Folks brought over on legal immigration visas likely do make more money (and contribute more) than the average American: that's why we have these programs for 'exceptional' individuals. Nobody is going through the effort (nor can they afford the costs) of obtaining lawful visas for construction labor or meat processing staff.
gruez•2h ago
wat10000•1h ago
I agree with your overall point, seizing all the billionaires' wealth and redistributing it doesn't solve money woes (there are other reasons to do it), but they amount they do have is getting strikingly high.
In any case, money is accounting, not ability. The important question is: do we have the resources and skilled people needed for it? If not, then all the money in the world won't make it work. If so, then it can be done if people want it badly enough.
wat10000•3h ago
foofoo12•3h ago
blackcatsec•2h ago
This is a difficult concept for people to understand because they look at their paychecks and go "I'm not deriving so much wealth!" well yeah. A huge, large chunk of your wealth is being extracted for capitalism.

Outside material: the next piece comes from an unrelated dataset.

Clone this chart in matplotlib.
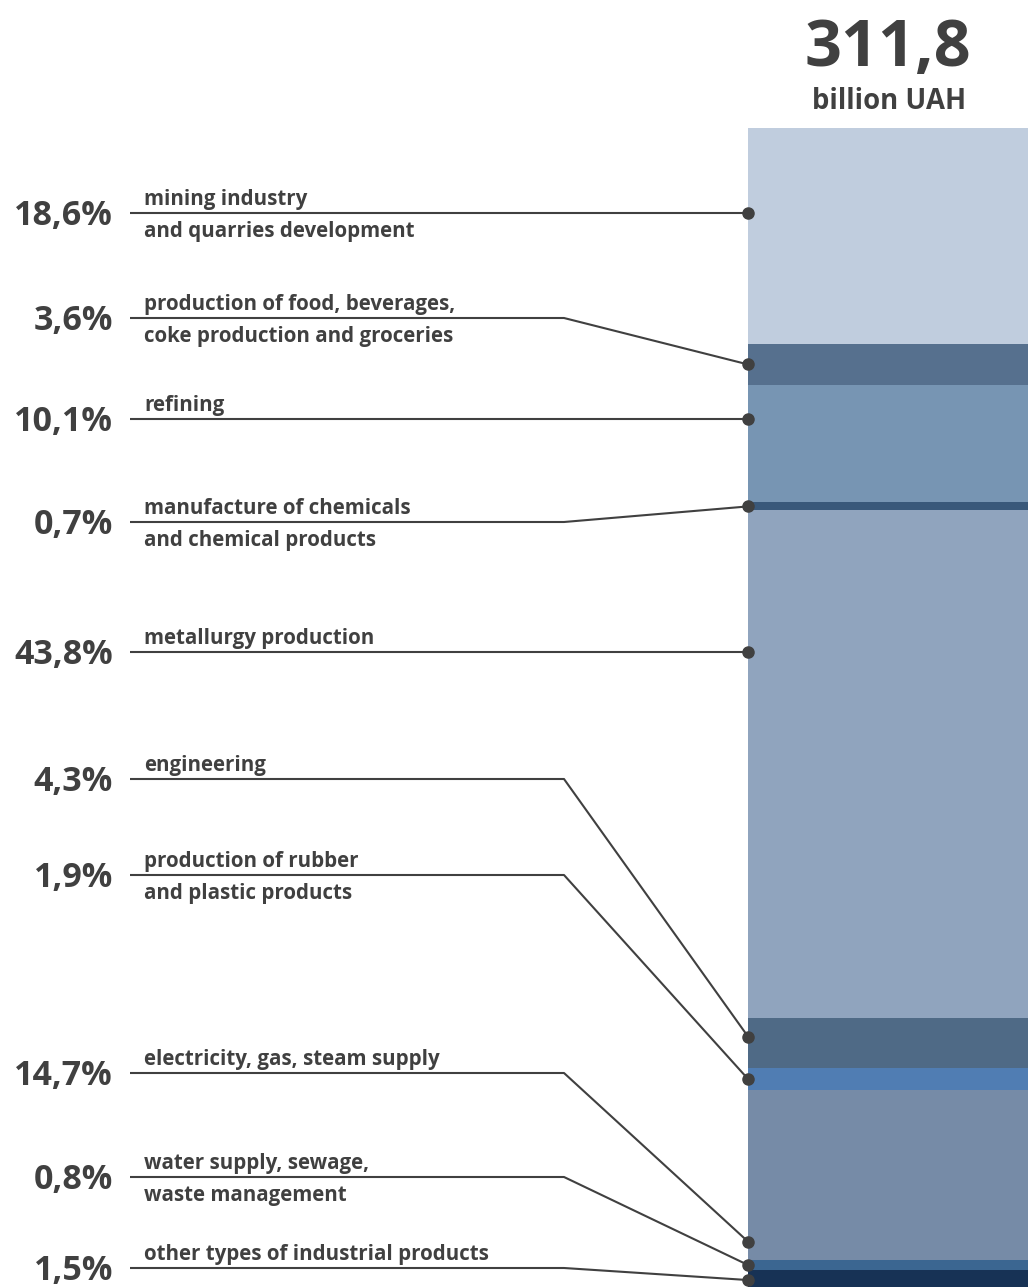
import matplotlib.pyplot as plt

# ── Data ────────────────────────────────────────────────────────────
total_value = 311.8
total_unit = "billion UAH"

categories = [
    "mining industry\nand quarries development",
    "production of food, beverages,\ncoke production and groceries",
    "refining",
    "manufacture of chemicals\nand chemical products",
    "metallurgy production",
    "engineering",
    "production of rubber\nand plastic products",
    "electricity, gas, steam supply",
    "water supply, sewage,\nwaste management",
    "other types of industrial products",
]
shares = [18.6, 3.6, 10.1, 0.7, 43.8, 4.3, 1.9, 14.7, 0.8, 1.5]

colors = ["#c0cdde", "#56708e", "#7795b3", "#39587a", "#90a4be",
          "#4f6a86", "#507db3", "#768ba7", "#3b6691", "#173255"]

# ── Layout (pixels) ────────────────────────────────────────────────
W, H = 1028, 1287
BAR_X, BAR_W = 748, 280
BAR_TOP, BAR_BOTTOM = 128, 1287
row_y = [213, 318, 419, 522, 652, 779, 875, 1073, 1177, 1268]
# where the dot sits inside its segment when the label row is outside it
dot_frac = [0.5, 0.5, 0.5, 0.5, 0.5, 0.37, 0.5, 0.89, 0.5, 0.6]
LINE_X0, BEND_X = 130, 564
TXT = "#404040"
FONT = "Open Sans"

def to_px(pct):
    return BAR_TOP + pct * (BAR_BOTTOM - BAR_TOP) / 100.0

fig = plt.figure(figsize=(W / 100, H / 100), dpi=100)
ax = fig.add_axes([0, 0, 1, 1])
ax.set_xlim(0, W)
ax.set_ylim(H, 0)
ax.axis("off")

# stacked bar
cum = 0.0
for share, col in zip(shares, colors):
    top = to_px(cum)
    ax.bar(BAR_X, to_px(cum + share) - top, bottom=top, width=BAR_W,
           align="edge", color=col, linewidth=0)
    cum += share

# labels and leader lines
cum = 0.0
for cat, share, y, f in zip(categories, shares, row_y, dot_frac):
    seg_top, seg_bot = to_px(cum), to_px(cum + share)
    if seg_top + 4 <= y <= seg_bot - 4:
        dot_y = y
    else:
        dot_y = seg_top + f * (seg_bot - seg_top)
    cum += share

    ax.plot([LINE_X0, BEND_X, BAR_X], [y, y, dot_y], color=TXT, lw=1.5,
            solid_capstyle="butt", zorder=3)
    ax.plot(BAR_X, dot_y, "o", color=TXT, ms=8, zorder=4)

    pct = f"{share:.1f}".replace(".", ",") + "%"
    ax.text(113, y + 3, pct, ha="right", va="center", fontsize=24.5,
            fontweight="bold", color=TXT, family=FONT)

    lines = cat.split("\n")
    ax.text(144, y - 8, lines[0], ha="left", va="baseline", fontsize=14.8,
            fontweight="bold", color=TXT, family=FONT)
    if len(lines) > 1:
        ax.text(144, y + 24, lines[1], ha="left", va="baseline", fontsize=14.8,
                fontweight="bold", color=TXT, family=FONT)

# total
ax.text(888, 66, f"{total_value:.1f}".replace(".", ","), ha="center",
        va="baseline", fontsize=46.5, fontweight="bold", color=TXT, family=FONT)
ax.text(889, 109, total_unit, ha="center", va="baseline", fontsize=19.8,
        fontweight="bold", color=TXT, family=FONT)

fig.savefig("out.png", dpi=100)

And in manners that will be very difficult for you to understand.
I'll try to explain it, though, for the audience that peruses these forums. You're a software developer.
You work for a public B2B software company. Your wealth is being extracted to: Pay for those company pizza parties, pay for the office you work in, pay in to the healthcare system that "your company is paying for" that isn't directly part of the premium you see on open enrollment, paying for the company holiday parties, paying into everyone's various insurance plans to reduce the out-of-pocket costs for everyone in those insurance plans (outside of your company, of course), paying for the CEO's multi-million dollar paycheck, paying for the bonuses of all of the management, paying for shareholder value and dividends, paying for the taxes your company pays, paying for the taxes you pay.
If your existence at your job didn't pay for those things, most companies will tend to lay you off.
And this goes for pretty much the vast majority of workers in the vast majority of jobs.
So saying that more immigrants somehow puts a strain on the system is just by definition incorrect, even if a percentage of those immigrants don't generate the same level of value you do as an individual. Do you think every person in your organization generates the same relative value? Of course not. In most businesses in America, does the janitor generate the same wealth as the CEO?
To be fair, there is a snarky comment to be made there about CEOs--but the objective reality is probably not. But the janitor is still generating some wealth by ensuring a safe, healthy, and comfortable workplace for the employees. Does that mean the janitor is not entitled to income? to healthcare? to benefits? to company holiday parties? to company pizza parties?
Just convert this into a much larger scale of the entirety of a country's population--and well, the answer is that most populations have enough free money floating around somewhere to provide essential services to everyone: education, food, safety and security, health, and likely even housing, electricity, and pretty much any other public service we could provide.
And this scales as a population grows.
blackcatsec•2h ago
There are a lot of reasons for this, but the short answer is that health, education, and enough individual wealth to explore figuring out ways to generate new revenue streams is important. Authoritarian countries are by nature not able to do this due to limits of their authoritarian nature, not necessarily limits of their population numbers.
It's all intertwined :)
IncreasePosts•2h ago
If so, why? Aren't they all just people?